Of course, as Chipotle’s advertising budget has gone up, they’ve used it in increasingly unique ways. Take, for instance, the ad campaign wherein various writers published seemingly random snippets of material on Chipotle packaging. Then there’s the aforementioned Farmed and Dangerous web series. They’ve even got their own documentary, which you can watch right now on Netflix. Above all though, one also has to give points to their music-driven spots “Back to the Start” and “The Scarecrow,” the latter of which in particular prompted resounding acclaim (as well as some controversy and criticism) after going viral.
Chipotle’s secret menu also puts it in a different class of fast food. And their management track has received attention for bending the typical rules of fast food service. Whether you think about it or not when you’re about to bite into that burrito, Chipotle’s corporate and societal culture is what got them where they are today. That and their actual food, of course.

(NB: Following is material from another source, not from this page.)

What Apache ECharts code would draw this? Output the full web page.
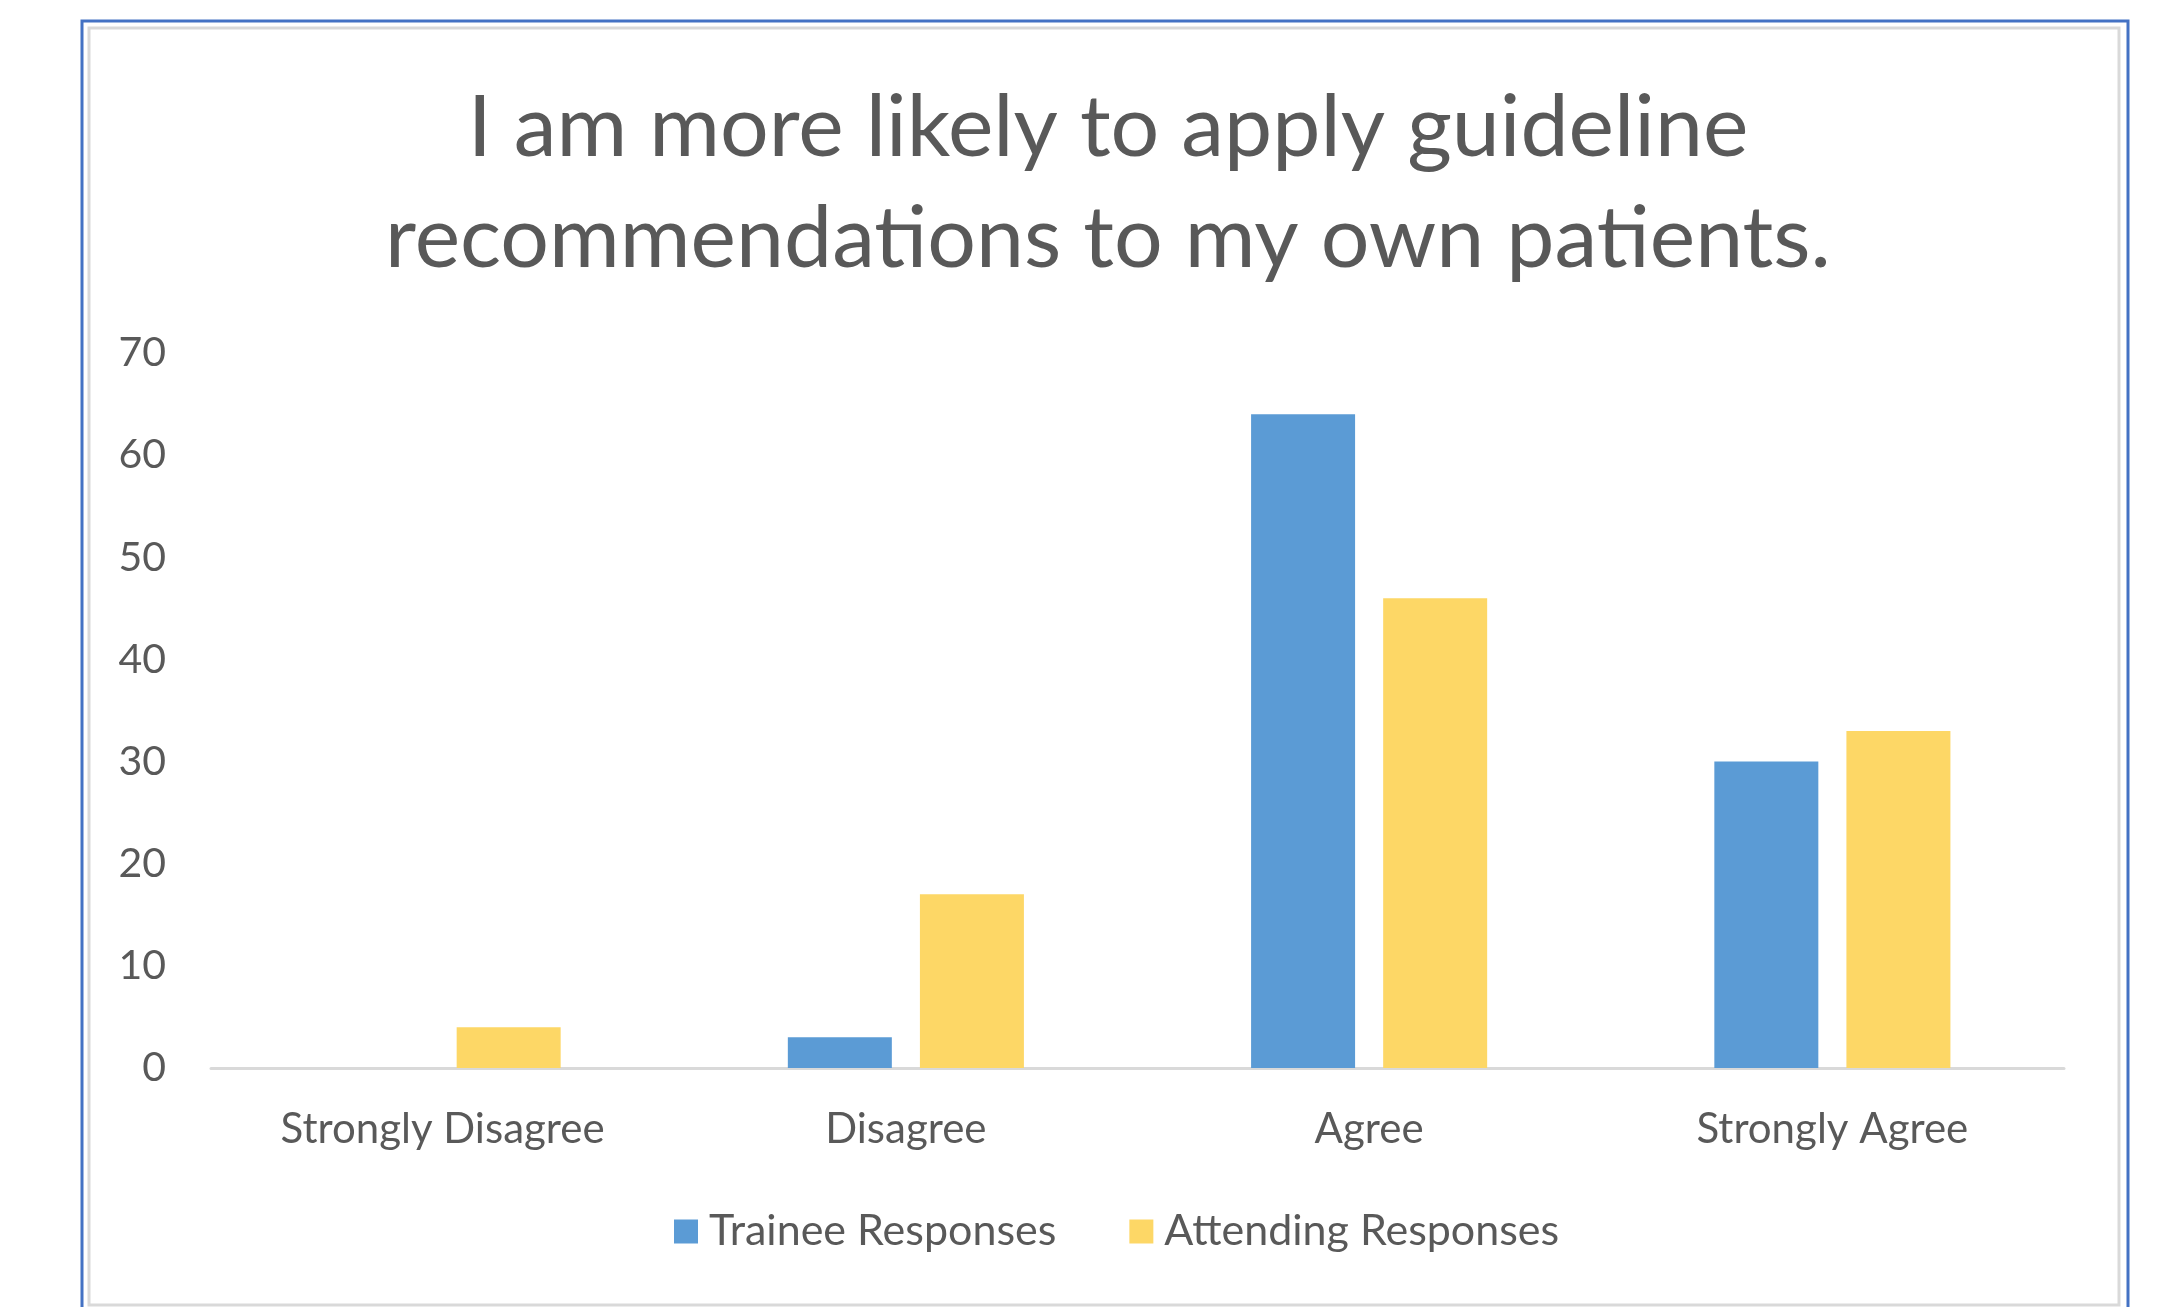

Taco Bell might be better for late night, and Qdoba will work if there’s no Chipotle around. But Chipotle is in a class all its own, and the Internet has only helped solidify this. They’ve picked Chipotle as the reigning champion of the fast food world, making them somewhat of a meme, a joke, a fetish, an icon, and a larger cultural focal point. Sure, maybe Chipotle isn’t for you. But you should nonetheless expect to hear someone singing its praises in the near future.